Same to you. I watched Max Keiser the other day and in his own inimitable way summed the situation perfectly. He said that the dollar in your pocket is worth less than the paper it is printed on. Priceless.

Harry-Ireland
Harry-Ireland
4 years ago
Reply to  avidremainer

Good old Max. One of my old favorites is Jamie the Tapeworm 😉

avidremainer
avidremainer
4 years ago
Reply to  Harry-Ireland

🙂

Herkie
Herkie
4 years ago
Reply to  Harry-Ireland

I may have to come knocking, find a place with a nice tent site near fresh water, not some old bog water either, I think that is what made me sick when I lived there.

Harry-Ireland
Harry-Ireland
4 years ago
Reply to  Herkie

I’m afraid, in the 2 years you’ve moved away, things have only gotten worse.
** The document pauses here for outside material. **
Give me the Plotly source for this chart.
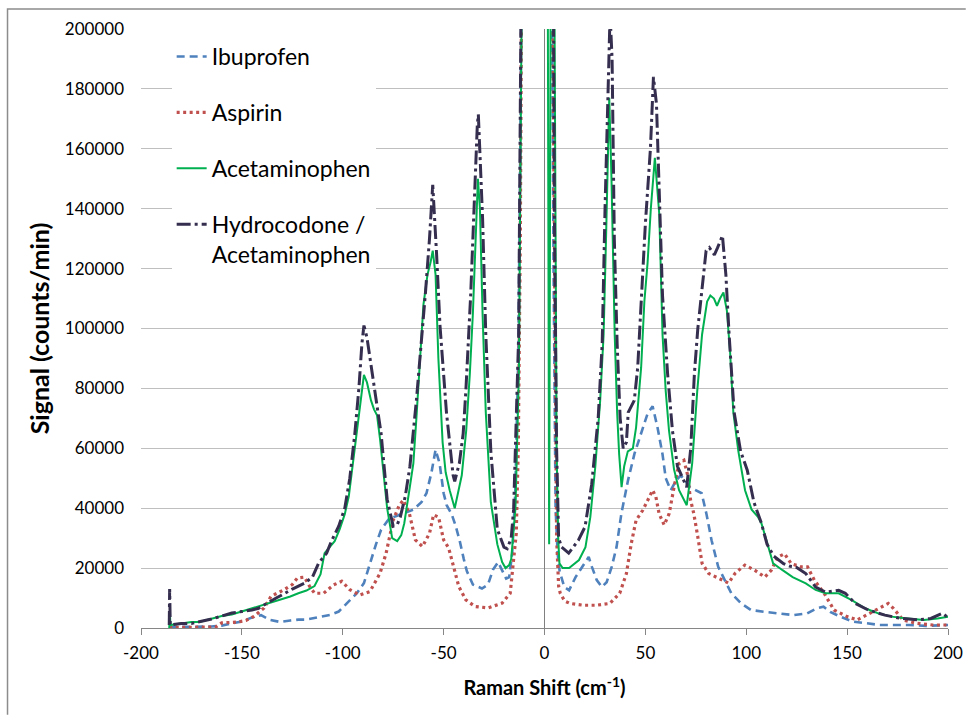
import plotly.graph_objects as go

# Raman spectra, signal in thousands of counts/min
ibu_shift = [-186, -175, -165, -160, -155, -150, -145, -140.5, -136, -131, -126, -122, -118, -114, -110,
             -106, -102, -99.5, -96, -93, -89.5, -86, -83.5, -81, -77, -73, -69, -65, -61, -58.5, -56,
             -54, -52, -50, -48.5, -46, -44, -42, -40, -38.5, -35.5, -31, -28, -25.5, -23, -21, -19,
             -17.5, -16, -14.5, -13, -12, -11, 0, 3, 4.5, 5.5, 6.5, 7.5, 9.8, 12.2, 15.4, 18.6, 21.9,
             23.5, 25.9, 28.4, 30.8, 33.3, 35.7, 38.1, 41.4, 44.6, 47.9, 51.1, 53.6, 56, 58.5, 60.1,
             62.6, 65, 67.5, 70, 72, 74.6, 77.9, 80.3, 82.8, 86.1, 89.3, 92.6, 97.5, 102.4, 108.9,
             115.5, 123.6, 130.2, 135, 138.3, 141.6, 146.5, 153, 159.6, 166, 172.7, 180.8, 189, 200]
ibu_signal = [0.3, 0.3, 0.5, 0.8, 1.5, 2.2, 3.5, 4.3, 2.7, 2.0, 2.5, 2.8, 2.8, 3.3, 3.8,
              4.4, 5.5, 7.2, 9.5, 11.6, 15, 22.8, 28, 32.8, 36.5, 37.5, 38.5, 39.5, 42, 45, 52,
              59.5, 55, 45, 41, 38, 34, 29, 23, 19, 14.5, 13.2, 14.5, 19.5, 22, 19, 16.5,
              17, 25, 45, 90, 160, 260, 500, 300, 120, 40, 25, 19, 13.7, 12.6, 17, 20.4, 23.7,
              20.4, 16, 13.7, 15.3, 20.4, 27, 38.2, 49.3, 58.2, 64.9, 71.6, 74, 67, 58, 50,
              46, 49, 51, 49, 47, 46, 45, 38, 29.3, 20.4, 16, 11.6, 8.2, 6, 5.4,
              4.9, 4.3, 4.9, 6.6, 7.1, 5.4, 3.8, 2.1, 1.6, 1.0, 1.0, 1.0, 0.7, 1.0]

asp_shift = [-186, -175, -163, -160, -152, -148, -144, -139, -135.5, -129, -125, -122.5, -119, -116.5,
             -114, -109.5, -104.5, -100.5, -96.5, -91.5, -86.5, -81.5, -78.5, -75, -72, -70, -67, -64,
             -60.5, -57, -55, -52.5, -50, -47.5, -45, -42.5, -39, -34.5, -28, -21, -17, -15.5, -14,
             -13, -12, -11, 0, 3, 5, 6, 7, 7.8, 10, 12.7, 19.3, 25.8, 32.4, 37.3, 40.6, 43, 45.4,
             48.7, 52, 53.6, 55.2, 56.8, 59.3, 61.8, 64.2, 66.7, 69.1, 70.8, 72.4, 74, 75.7, 78.1,
             81.4, 86.3, 91.2, 94.4, 99.3, 104.2, 109.2, 112.4, 115.7, 119, 122.2, 127.2, 130.4,
             133.7, 138.6, 143.5, 150, 155, 161.5, 166.3, 170.4, 172.9, 177.7, 184.3, 192.4, 200]
asp_signal = [0.2, 0.2, 0.3, 1.7, 2.0, 2.5, 3.9, 6.7, 10.6, 12.8, 14.5, 16.7, 17, 14,
              11.6, 11.6, 14.4, 15.6, 12.8, 11, 12.2, 18.3, 25, 36, 41, 42.7, 38.3, 29.4,
              27.2, 31.6, 37.8, 37, 29.4, 26.7, 20.5, 13.9, 9.4, 7.2, 6.7, 8.3, 11.6, 20.5, 31.6,
              60, 130, 260, 500, 300, 100, 30, 14, 11.6, 9, 8.2, 7.6, 7.6, 8.2, 11.6, 18.2, 28.2, 36,
              39.3, 43.8, 46, 43.8, 38.2, 34.4, 38.2, 47, 54.9, 56, 51.5, 42.7, 38.2, 31.6, 21.6,
              18.2, 16.5, 15, 18.2, 21, 19.3, 17, 19.3, 23.7, 24.8, 21.5, 20.4, 20.4,
              16, 11.6, 6, 3.8, 2.7, 4.9, 6.6, 8.2, 6.6, 2.7, 1.6, 1.0, 1.0]

acet_shift = [-186, -185.7, -185.4, -180, -175, -171, -165, -160, -155, -150, -145, -140, -135, -130,
              -126, -122, -118, -114, -111, -109, -106, -104, -101.5, -99, -97, -94.5, -92, -90.5,
              -89.5, -88, -86, -84.5, -83, -81.5, -80, -78, -75.5, -73, -71, -69.5, -67, -65, -63.5,
              -61.5, -60, -58, -56.5, -55.4, -54, -52.6, -50.5, -49, -47, -44.5, -42.5, -41, -38.8,
              -37, -35.5, -34, -33, -32, -30.7, -29.1, -26.6, -23.4, -21, -19.3, -17.5, -16.5, -14.4,
              -12.7, -11.5, -10.5, 0, 1.5, 2.3, 3.2, 5, 6, 6.8, 7.4, 9, 12.2, 17.1, 20.3, 22.7, 25.2,
              27.6, 29.3, 30.5, 31.5, 32.1, 33.2, 34.8, 36, 37, 38.2, 39.5, 41.3, 43.8, 45.4, 47.9,
              49.5, 51.1, 52.7, 54.7, 56.9, 58.5, 60.1, 61.7, 64.2, 66.7, 70.5, 73.2, 75.7, 78.1,
              80.6, 82.2, 84, 85.5, 87, 88.7, 90.4, 92, 93.6, 96.1, 99.4, 102.6, 105.9, 107.5, 110,
              113.3, 118, 123, 129.5, 134.4, 139.3, 145.8, 152.3, 158.9, 165.4, 171.9, 180, 188,
              194.8, 200]
acet_signal = [0, 5, 1, 1.5, 2, 2, 3, 4, 4.5, 5.5, 6.5, 7.5, 8.5, 9.5,
               10.5, 11.6, 12.5, 14, 18, 25, 27.5, 29, 33, 38, 44, 58, 72, 80,
               84.5, 82, 76, 73, 71, 63, 54, 40, 30, 29, 31, 35, 46, 55, 70,
               90, 108, 118, 122, 126, 118, 90, 62, 52, 46, 40, 46, 51, 66,
               85, 105, 135, 150, 140, 105, 72, 42, 28, 22, 20, 21, 23, 40,
               85, 200, 280, 500, 250, 28, 250, 200, 60, 30, 21.6, 20, 20, 22.7, 27, 37, 54,
               76, 98, 130, 165, 177, 150, 98, 72, 58, 47, 54, 59, 60, 67, 87,
               109, 122, 140, 157, 138, 98, 79, 66, 53, 46, 41, 55, 79, 98,
               109, 111, 110, 107.6, 110, 112, 106, 92, 72, 59, 46, 39.6, 37, 35, 29.3,
               21.6, 19.3, 17, 14.9, 12.7, 11.6, 11.6, 9.3, 6.6, 4.9, 3.8, 3.2, 2.7,
               3.2, 3.8]

hydro_shift = [-186, -185.8, -185.5, -180, -175, -171, -165, -160, -155, -150, -145, -141.7, -136, -133,
               -128.6, -125, -118.8, -115, -112, -108, -105.6, -102, -99, -96.5, -94, -92, -90.5,
               -89.5, -88, -86, -84, -81, -78, -75, -73, -71.5, -69, -66.7, -63.5, -61, -59, -57,
               -55.4, -53.5, -51.8, -48.6, -45.3, -44.5, -42.2, -40.3, -39, -36.6, -34.5, -33.3,
               -32.8, -31.5, -30.7, -29.1, -26.6, -23.4, -20.1, -18.5, -16.5, -15.3, -12.8, -11.5,
               -10.5, 0, 3, 5, 6, 7, 8.5, 12, 16.8, 20.1, 23.4, 26.6, 28.6, 30, 31.5, 32.5, 33.5,
               34.6, 36, 37.5, 39, 40.6, 41.5, 43, 44.5, 46.2, 48, 50, 52.5, 54, 55.5, 57, 58.5, 61,
               63.4, 65.9, 68.4, 70.5, 72.5, 74.3, 76, 77.6, 80.1, 81.7, 84.2, 85.8, 88.2, 89.9,
               91.5, 94, 97.2, 100.5, 103.8, 107.5, 110.3, 113.6, 118.5, 121.8, 124.6, 129.5, 134.4,
               139.3, 145.8, 149.1, 154, 160.5, 168.7, 176.8, 185, 191.5, 197.2, 200]
hydro_signal = [1, 13, 1, 1.5, 1.5, 2, 3, 4, 5, 5.5, 6, 6.6, 9, 10,
                11.6, 13, 15, 17, 21.6, 25, 29, 34, 40, 50, 65, 80, 95,
                101, 97, 88, 80, 65, 43, 34, 34.5, 37, 44, 54, 76, 95, 112, 130,
                148, 125, 101, 72, 51, 49, 55, 65, 79, 111, 150, 168,
                171.5, 150, 137, 98, 59, 33, 27, 26.5, 30, 39.6, 98, 220,
                300, 500, 400, 130, 60, 30, 27, 25, 29.3, 33.8, 48, 70, 95, 140, 185, 205, 190,
                130, 95, 70, 60, 62, 72, 74, 76, 87, 110, 135, 160, 184, 175, 140, 111, 85,
                66, 54, 50, 47, 60, 85, 100, 111, 126, 127, 124.6, 127, 131, 118,
                98, 72, 59, 52.7, 42, 35, 28, 24, 21.5, 20.6, 20.4, 18.2, 13.7,
                12, 12.6, 11.6, 8.2, 6, 4.3, 3.2, 2.7, 3.2, 4.9, 3.5]

x_ticks = [-200, -150, -100, -50, 0, 50, 100, 150, 200]
x_ticktext = ["-200", "-150", "-100", "-50", "0", "50", "100", "150", "200"]

FONT = "Lato, 'Open Sans', sans-serif"
AXIS_GRAY = "#868686"

series = [
    ("Ibuprofen", ibu_shift, ibu_signal, "#4F81BD", 2.6, "8px,5px"),
    ("Aspirin", asp_shift, asp_signal, "#C0504D", 3.2, "3px,3.5px"),
    ("Acetaminophen", acet_shift, acet_signal, "#00B050", 2.0, "solid"),
    ("Hydrocodone /<br>Acetaminophen", hydro_shift, hydro_signal, "#352E4F", 3.0, "14px,4px,3px,4px"),
]

fig = go.Figure()
for name, xs, ys, color, width, dash in series:
    fig.add_trace(go.Scatter(
        x=xs,
        y=[v * 1000 for v in ys],
        mode="lines",
        name=name,
        legendgroup=name,
        line=dict(color=color, width=width, dash=dash),
    ))

# chart frame: only its left and top edges fall inside the picture
FRAME = "M -0.1654,-0.145 L -0.1654,1.0334 L 1.022,1.0334"

fig.update_layout(
    width=975,
    height=715,
    paper_bgcolor="white",
    plot_bgcolor="white",
    margin=dict(l=141, r=18, t=29, b=87),
    font=dict(family=FONT, size=17, color="#000000"),
    legend=dict(
        x=0.038, y=0.99, xanchor="left", yanchor="top",
        bgcolor="white", font=dict(size=23), tracegroupgap=23,
        itemwidth=30, valign="top",
    ),
    shapes=[dict(
        type="path", xref="paper", yref="paper", path=FRAME,
        line=dict(color="#8c8c8c", width=1.5), layer="below",
    )],
)

fig.update_xaxes(
    range=[-200, 200],
    tickvals=x_ticks, ticktext=x_ticktext,
    ticks="outside", ticklen=6, tickcolor=AXIS_GRAY,
    showline=True, linecolor=AXIS_GRAY, linewidth=1,
    showgrid=False,
    zeroline=True, zerolinecolor="#808080", zerolinewidth=1,
    ticklabelstandoff=4,
    title=dict(text="<b>Raman Shift (cm<sup>-1</sup>)</b>", font=dict(size=20), standoff=18),
)
fig.update_yaxes(
    range=[0, 200000], dtick=20000, tickformat="d",
    showgrid=True, gridcolor="#BFBFBF", gridwidth=1,
    zeroline=False, ticks="", ticklabelstandoff=16,
    title=dict(text="<b>Signal (counts/min)</b>", font=dict(size=25), standoff=8),
)

# drop the default page margin/scrollbars so the figure fills the window exactly
fig.write_html(
    "out.html",
    config={"displayModeBar": False},
    post_script="document.body.style.margin='0';document.body.style.overflow='hidden';",
)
Propertymarket is still overpriced, lack of supply, rentseeker supreme and alltime-high rents. I’m currently renting because of the above and unfortunately, it’s not exactly where I should be in life. But hey, I’m debtfree and I’ve got some cash to burn. If the whole thing doesn’t come crashing down Weimar-style, I’ll be ok.

avidremainer
avidremainer
4 years ago
Reply to  Harry-Ireland

” When Money Dies ” far more horrific than anything Stephen King has written.

Herkie
Herkie
4 years ago
Reply to  avidremainer

Absolutely true, it will be like the zombie apocalypse with millions of people trying to find a meal or some water for their kids. But the zombies who do manage to come will have AR-15’s.

That is one side of it, the other is that human beings evolved to be social and cooperative, there are horror stories of the Great Depression, I even have my own, but in fact the depression was far larger and deeper than any living person has ever experienced, so you hear the horror stories and read Steinbeck’s The Grapes of Wrath and decide to be a prepper. The reality was that people did help each other out and really nobody died from starvation or neglect. Ruined yes, died no.

The next depression will be no different. Well, maybe a little, younger people will only help after they paid their bogus student loans and tattoo bills.